Record floods have devastated a wide swath of the US Farm Belt, with estimates of lost crops and livestock approaching $1 billion in the state of Nebraska alone.

The historic flooding that has claimed at least three lives in the US Midwest has caused devastation across Iowa, Nebraska, South Dakota and several other states.

With more flooding expected, damages are expected to climb much higher for the region.

Before the flooding disaster, Midwestern farmers were gambling they could survive the US-China trade war by storing their corn and soybeans anywhere they could – in bins, plastic tubes, in barns or even outside.

As river levels rose, spilling over levees and swallowing up townships, farmers watched helplessly as the waters consumed not only their fields, but their stockpiles of grain, leading to financial ruin.

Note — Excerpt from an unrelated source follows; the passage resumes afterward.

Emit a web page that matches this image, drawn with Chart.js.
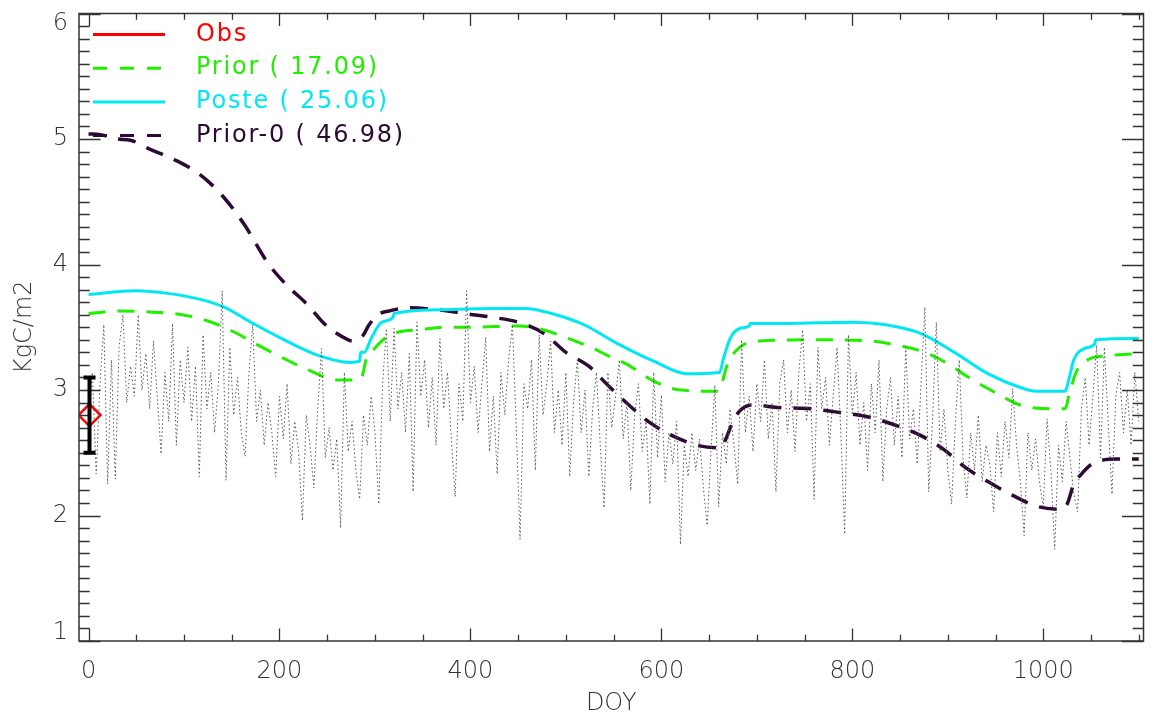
<!DOCTYPE html>
<html>
<head>
<meta charset="utf-8">
<script src="https://cdn.jsdelivr.net/npm/chart.js@4.4.1/dist/chart.umd.min.js"></script>
<style>
  html, body { margin: 0; padding: 0; background: #fff; }
  #chart-wrap { width: 1157px; height: 722px; }
</style>
</head>
<body>
<div id="chart-wrap"><canvas id="carbon-chart" width="1157" height="722"></canvas></div>
<script>
// gray daily series, sampled every 4 days from DOY 0
const grayStep = 4;
const grayValues = [
  2.80, 3.14, 2.33, 3.05, 3.52, 2.25, 3.24, 2.29, 3.34, 3.60, 2.90, 3.19, 2.95, 3.60, 3.00, 3.29, 2.85, 3.39, 2.95, 2.49, 3.14, 2.75, 3.53, 2.56, 3.24,
  2.90, 3.34, 2.75, 3.19, 2.31, 3.44, 2.85, 3.14, 2.66, 3.05, 3.79, 2.28, 3.34, 2.80, 3.10, 2.66, 2.47, 3.14, 3.52, 2.75, 3.00, 2.56, 2.90, 2.66, 2.31,
  2.95, 2.61, 3.05, 2.41, 2.75, 2.51, 1.96, 2.80, 2.56, 2.22, 2.85, 3.33, 2.46, 2.70, 2.36, 2.61, 1.90, 3.14, 2.51, 2.75, 2.36, 2.13, 2.80, 2.56, 2.95,
  2.66, 2.09, 3.05, 3.49, 2.75, 3.49, 2.85, 3.14, 2.66, 3.29, 2.19, 3.54, 2.95, 3.24, 2.70, 3.10, 2.56, 3.41, 2.85, 3.14, 2.61, 2.15, 3.05, 2.75, 3.79,
  2.90, 3.19, 2.66, 3.05, 3.42, 2.51, 2.95, 2.33, 3.14, 2.80, 3.24, 3.52, 2.70, 1.81, 3.05, 2.85, 3.24, 2.36, 3.44, 2.80, 3.05, 3.39, 2.66, 3.00, 2.56,
  3.14, 2.31, 2.90, 3.24, 2.66, 3.00, 2.31, 2.85, 3.14, 2.56, 2.06, 3.14, 2.70, 2.95, 3.24, 2.61, 2.90, 2.20, 2.80, 3.05, 2.51, 2.75, 2.09, 3.14, 2.46,
  2.96, 2.27, 2.66, 2.41, 2.75, 1.77, 2.56, 2.31, 2.66, 2.36, 2.61, 2.22, 1.92, 2.51, 3.04, 2.07, 2.66, 2.41, 2.85, 2.56, 2.25, 3.40, 2.66, 2.95, 2.51,
  3.05, 2.75, 3.24, 2.61, 2.90, 2.19, 3.05, 3.24, 2.66, 3.00, 2.51, 3.14, 3.48, 2.75, 3.05, 2.13, 3.34, 2.85, 3.10, 2.56, 2.95, 3.34, 2.66, 1.85, 3.44,
  2.80, 3.14, 2.56, 2.90, 2.36, 3.05, 2.66, 3.24, 2.27, 2.85, 3.10, 2.56, 2.95, 2.46, 3.34, 2.61, 2.85, 2.41, 3.05, 3.66, 2.19, 2.75, 3.54, 2.51, 2.85,
  2.36, 2.09, 2.75, 3.24, 2.46, 2.14, 2.66, 2.36, 2.80, 2.27, 2.56, 2.41, 2.03, 2.66, 2.31, 2.75, 2.46, 3.01, 2.56, 2.27, 1.84, 2.66, 2.36, 2.61, 2.27,
  2.07, 2.77, 2.36, 1.73, 2.56, 2.27, 2.75, 2.46, 2.17, 2.03, 2.85, 3.10, 2.56, 2.95, 3.36, 2.46, 3.34, 2.75, 2.17, 2.95, 3.14, 2.66, 3.00, 2.56, 3.14, 2.75
];

// Prior (green dashed)
const priorDoy = [0, 35, 66, 98, 125, 153, 177, 205, 233, 260, 283, 287, 291, 296, 311, 324, 347, 373, 400, 451,
  471, 503, 526, 545, 565, 592, 620, 660, 664, 669, 682, 703, 765, 820, 838, 872, 900, 924, 952, 976,
  1011, 1023, 1027, 1035, 1049, 1063, 1100];
const priorValues = [3.61, 3.63, 3.62, 3.60, 3.55, 3.46, 3.36, 3.25, 3.15, 3.08, 3.08, 3.12, 3.25, 3.30, 3.415, 3.46, 3.48, 3.50, 3.50, 3.51,
  3.49, 3.41, 3.34, 3.27, 3.20, 3.07, 3.00, 2.99, 3.07, 3.20, 3.34, 3.39, 3.40, 3.39, 3.37, 3.31, 3.21, 3.09, 2.97, 2.88,
  2.85, 2.85, 2.96, 3.15, 3.25, 3.27, 3.29];

// Poste (cyan solid)
const posteDoy = [0, 49, 83, 118, 142, 170, 205, 239, 274, 284, 285, 289, 296, 307, 319, 320, 373, 420, 457, 485,
  519, 554, 592, 627, 661, 665, 672, 682, 692, 693, 731, 800, 835, 872, 907, 942, 976, 993, 1023, 1027,
  1032, 1043, 1054, 1055, 1100];
const posteValues = [3.76, 3.79, 3.77, 3.72, 3.66, 3.54, 3.40, 3.28, 3.22, 3.23, 3.30, 3.30, 3.41, 3.54, 3.58, 3.61, 3.64, 3.65, 3.65, 3.61,
  3.52, 3.37, 3.23, 3.13, 3.14, 3.25, 3.41, 3.49, 3.51, 3.53, 3.53, 3.54, 3.52, 3.45, 3.30, 3.13, 3.02, 2.99, 2.99, 3.09,
  3.24, 3.33, 3.37, 3.40, 3.41];

// Prior-0 (dark dashed)
const prior0Doy = [0, 12, 30, 44, 64, 90, 116, 140, 163, 188, 207, 228, 248, 272, 277, 288, 293, 303, 315, 334,
  364, 393, 422, 450, 477, 500, 524, 545, 566, 588, 613, 640, 662, 667, 675, 683, 695, 724, 757, 787,
  817, 845, 871, 896, 918, 942, 968, 995, 1020, 1025, 1032, 1040, 1051, 1078, 1100];
const prior0Values = [5.04, 5.035, 5.00, 4.99, 4.92, 4.835, 4.72, 4.55, 4.32, 4.01, 3.84, 3.69, 3.52, 3.40, 3.39, 3.44, 3.51, 3.60, 3.63, 3.655,
  3.64, 3.61, 3.58, 3.54, 3.45, 3.30, 3.19, 3.03, 2.88, 2.74, 2.63, 2.555, 2.54, 2.60, 2.75, 2.84, 2.88, 2.86, 2.85, 2.82,
  2.785, 2.72, 2.64, 2.525, 2.385, 2.27, 2.16, 2.07, 2.05, 2.09, 2.25, 2.33, 2.41, 2.45, 2.45];

// observation with error bar
const obsDoy = [1];
const obsValues = [2.8];
const obsError = [0.3];

const xTicks = [0, 200, 400, 600, 800, 1000];
const yTicks = [1, 2, 3, 4, 5, 6];
const xMinorStep = 50;
const yMinorStep = 0.1;

const legendLabels = ["Obs", "Prior ( 17.09)", "Poste ( 25.06)", "Prior-0 ( 46.98)"];
const legendColors = ["#ff0000", "#22ee00", "#00e8f2", "#2c0a34"];
const legendDash = [[], [14, 13], [], [14, 13]];

const axisFont = '200 24px "DejaVu Sans", sans-serif';
const axisColor = "#333333";

function toPoints(xs, ys) {
  return ys.map((v, i) => ({ x: xs[i], y: v }));
}

// IDL-like box with inward ticks on all four sides
const boxAxes = {
  id: "boxAxes",
  afterDatasetsDraw(chart) {
    const { ctx, chartArea: a, scales } = chart;
    const xs = scales.x, ys = scales.y;
    ctx.save();
    ctx.strokeStyle = axisColor;
    ctx.lineWidth = 1.5;
    ctx.strokeRect(a.left, a.top, a.right - a.left, a.bottom - a.top);

    ctx.lineWidth = 1.3;
    ctx.beginPath();
    for (let v = xTicks[0]; v <= xs.max; v += xMinorStep) {
      const px = Math.round(xs.getPixelForValue(v)) + 0.5;
      const len = xTicks.includes(v) ? 12.6 : 6.3;
      ctx.moveTo(px, a.bottom); ctx.lineTo(px, a.bottom - len);
      ctx.moveTo(px, a.top); ctx.lineTo(px, a.top + len);
    }
    const nMinor = Math.round((ys.max - ys.min) / yMinorStep);
    for (let i = 0; i <= nMinor; i++) {
      const v = ys.min + i * yMinorStep;
      const py = Math.round(ys.getPixelForValue(v)) + 0.5;
      const len = i % 10 === 0 ? 21.5 : 10.7;
      ctx.moveTo(a.left, py); ctx.lineTo(a.left + len, py);
      ctx.moveTo(a.right, py); ctx.lineTo(a.right - len, py);
    }
    ctx.stroke();

    // tick labels
    ctx.fillStyle = axisColor;
    ctx.font = axisFont;
    ctx.textAlign = "center";
    ctx.textBaseline = "middle";
    xTicks.forEach((v) => {
      ctx.fillText(String(v), xs.getPixelForValue(v), a.bottom + 31);
    });
    ctx.textAlign = "right";
    yTicks.forEach((v) => {
      let py = ys.getPixelForValue(v);
      py = Math.min(Math.max(py, a.top + 10), a.bottom - 8);
      ctx.fillText(String(v), a.left - 11, py);
    });

    // axis titles
    ctx.textAlign = "center";
    ctx.fillText("DOY", (a.left + a.right) / 2, a.bottom + 63);
    ctx.save();
    ctx.translate(25, (a.top + a.bottom) / 2);
    ctx.rotate(-Math.PI / 2);
    ctx.fillText("KgC/m2", 0, 0);
    ctx.restore();
    ctx.restore();
  },
};

// black error bar drawn over the diamond
const obsErrorBar = {
  id: "obsErrorBar",
  afterDatasetsDraw(chart) {
    const { ctx, scales } = chart;
    ctx.save();
    ctx.strokeStyle = "#000000";
    ctx.lineWidth = 4;
    obsDoy.forEach((d, i) => {
      const px = scales.x.getPixelForValue(d);
      const top = scales.y.getPixelForValue(obsValues[i] + obsError[i]);
      const bot = scales.y.getPixelForValue(obsValues[i] - obsError[i]);
      ctx.beginPath();
      ctx.moveTo(px, top); ctx.lineTo(px, bot);
      ctx.moveTo(px - 6, top); ctx.lineTo(px + 6, top);
      ctx.moveTo(px - 6, bot); ctx.lineTo(px + 6, bot);
      ctx.stroke();
    });
    ctx.restore();
  },
};

// legend in the upper-left corner, text coloured like the lines
const cornerLegend = {
  id: "cornerLegend",
  afterDraw(chart) {
    const { ctx, chartArea: a } = chart;
    ctx.save();
    ctx.font = '24px "DejaVu Sans", sans-serif';
    ctx.letterSpacing = "1.8px"; // the original stroke font runs wider
    ctx.textAlign = "left";
    ctx.textBaseline = "middle";
    legendLabels.forEach((label, i) => {
      const y = a.top + 21 + i * 33.7;
      ctx.strokeStyle = legendColors[i];
      ctx.lineWidth = 3;
      ctx.setLineDash(legendDash[i]);
      ctx.beginPath();
      ctx.moveTo(a.left + 14, y);
      ctx.lineTo(a.left + 86, y);
      ctx.stroke();
      ctx.setLineDash([]);
      ctx.fillStyle = legendColors[i];
      ctx.fillText(label, a.left + 117, y);
    });
    ctx.restore();
  },
};

const ctx = document.getElementById("carbon-chart").getContext("2d");
const myChart = new Chart(ctx, {
  type: "line",
  data: {
    datasets: [
      {
        label: "daily",
        data: grayValues.map((v, i) => ({ x: i * grayStep, y: v })),
        borderColor: "#555555",
        borderWidth: 1,
        borderDash: [1.5, 2.5],
        pointRadius: 0,
        tension: 0,
      },
      {
        label: "Obs",
        data: toPoints(obsDoy, obsValues),
        showLine: false,
        pointStyle: "rectRot",
        pointRadius: 11,
        pointBorderWidth: 2.5,
        pointBorderColor: "#ff0000",
        pointBackgroundColor: "rgba(0,0,0,0)",
      },
      {
        label: "Prior",
        data: toPoints(priorDoy, priorValues),
        borderColor: legendColors[1],
        borderWidth: 3,
        borderDash: [17, 12],
        pointRadius: 0,
        cubicInterpolationMode: "monotone",
      },
      {
        label: "Poste",
        data: toPoints(posteDoy, posteValues),
        borderColor: legendColors[2],
        borderWidth: 3,
        pointRadius: 0,
        cubicInterpolationMode: "monotone",
      },
      {
        label: "Prior-0",
        data: toPoints(prior0Doy, prior0Values),
        borderColor: legendColors[3],
        borderWidth: 3.5,
        borderDash: [18, 12],
        pointRadius: 0,
        cubicInterpolationMode: "monotone",
      },
    ],
  },
  options: {
    responsive: false,
    animation: false,
    layout: { padding: { left: 79, right: 5, top: 10, bottom: 81 } },
    scales: {
      x: { type: "linear", min: -10, max: 1105, display: false },
      y: { type: "linear", min: 1, max: 6, display: false },
    },
    plugins: {
      legend: { display: false },
      tooltip: { enabled: false },
    },
  },
  plugins: [boxAxes, obsErrorBar, cornerLegend],
});
</script>
</body>
</html>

“I’ve never seen anything like this in my life,” said Tom Geisler, a farmer in Winslow, Nebraska, who said he lost two full storage bins of corn.

“We had been depending on the income from our livestock, but now all of our feed is gone, so that is going to be even more difficult. We haven’t been making any money from our grain farming because of trade issues and low prices.”

PressTV-Historic US flooding causes over $1 billion in damages

US Vice President Mike Pence headed to Nebraska on Tuesday to survey the damage, where nine shelters remained open for displaced residents.

Dozens of cities and counties in Nebraska had declared states of emergency. Some residents in small towns and rural areas were surrounded by waters and cut off, while others evacuated to shelters.

As the waters began to recede in parts of Nebraska, the damage to the rural roads, bridges and rail lines was just beginning to emerge, an infrastructure critical for the US agricultural sector to move products from farms to processing plants and shipping hubs.

The damage to roads means it will be harder for trucks to deliver seed to farmers for the coming planting season, but in some areas, the flooding on fields will render them all-but-impossible to use.

The deluge is the latest blow for the Farm Belt, which has faced several crises in the last five years, as farm incomes have fallen by more than 50 percent due to a global grain glut.

US President Donald Trump’s trade policies cut off exports of soybeans and other products, making the situation worse.

Soybeans were the single most valuable US agricultural export crop and until the trade war began. China bought about $12 billion worth of soybeans from American farmers annually.

But Chinese tariffs have almost halted the trade, leaving farmers with crops they are struggling to sell for a profit.